Stated problem: Print the lines of the listing below verbatim from its first line through the line bearing "ax = fig.add_axes([0.115, 0.078, 0.87, 0.88])". Any pictures are to be omitted.

Data section:
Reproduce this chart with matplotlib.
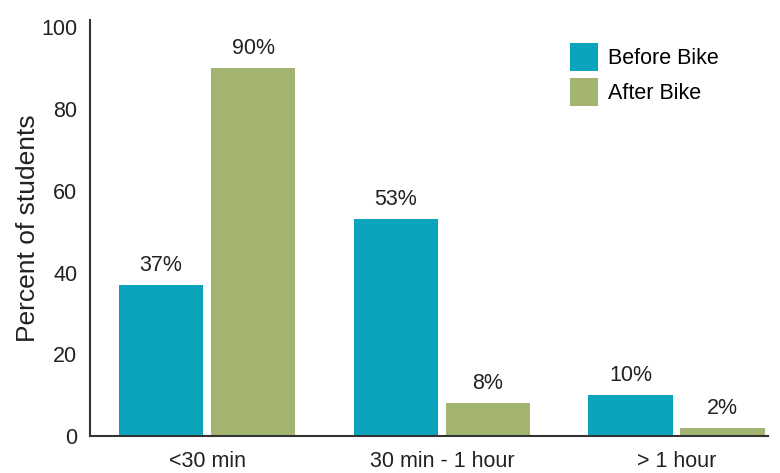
import numpy as np
import matplotlib.pyplot as plt

categories = ["<30 min", "30 min - 1 hour", "> 1 hour"]
before_bike = [37, 53, 10]
after_bike = [90, 8, 2]
yticks = [0, 20, 40, 60, 80, 100]

plt.rcParams['font.family'] = ['Liberation Sans', 'DejaVu Sans']

fig = plt.figure(figsize=(7.8, 4.73), dpi=100)
ax = fig.add_axes([0.115, 0.078, 0.87, 0.88])

x = np.arange(len(categories))
w = 0.36
off = 0.196
b1 = ax.bar(x - off, before_bike, w, color="#0ba4bc", label="Before Bike")
b2 = ax.bar(x + off, after_bike, w, color="#a2b46f", label="After Bike")

for bars, vals in ((b1, before_bike), (b2, after_bike)):
    for bar, v in zip(bars, vals):
        ax.text(bar.get_x() + bar.get_width() / 2, v + 2.2, f"{v}%",
                ha="center", va="bottom", fontsize=15.5, color="#222222")

ax.set_xlim(-0.5, 2.39)
ax.set_ylim(0, 101.8)
ax.set_xticks(x)
ax.set_xticklabels(categories, fontsize=15.5)
ax.set_yticks(yticks)
ax.tick_params(axis="both", length=0, labelsize=15.5, colors="#222222")
ax.tick_params(axis="x", pad=11)
ax.tick_params(axis="y", pad=9)
ax.set_ylabel("Percent of students", fontsize=19, color="#222222", labelpad=1)

for side in ("top", "right"):
    ax.spines[side].set_visible(False)
for side in ("left", "bottom"):
    ax.spines[side].set_color("#333333")
    ax.spines[side].set_linewidth(1.5)

ax.legend(loc="upper left", bbox_to_anchor=(570 / 780, 1 - 43 / 473),
          bbox_transform=fig.transFigure, frameon=False, borderpad=0,
          borderaxespad=0, fontsize=15.5, handlelength=1.3, handleheight=1.65,
          handletextpad=0.45, labelspacing=0.3)

fig.savefig("out.png", dpi=100)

Reply:
Reproduce this chart with matplotlib.
import numpy as np
import matplotlib.pyplot as plt

categories = ["<30 min", "30 min - 1 hour", "> 1 hour"]
before_bike = [37, 53, 10]
after_bike = [90, 8, 2]
yticks = [0, 20, 40, 60, 80, 100]

plt.rcParams['font.family'] = ['Liberation Sans', 'DejaVu Sans']

fig = plt.figure(figsize=(7.8, 4.73), dpi=100)
ax = fig.add_axes([0.115, 0.078, 0.87, 0.88])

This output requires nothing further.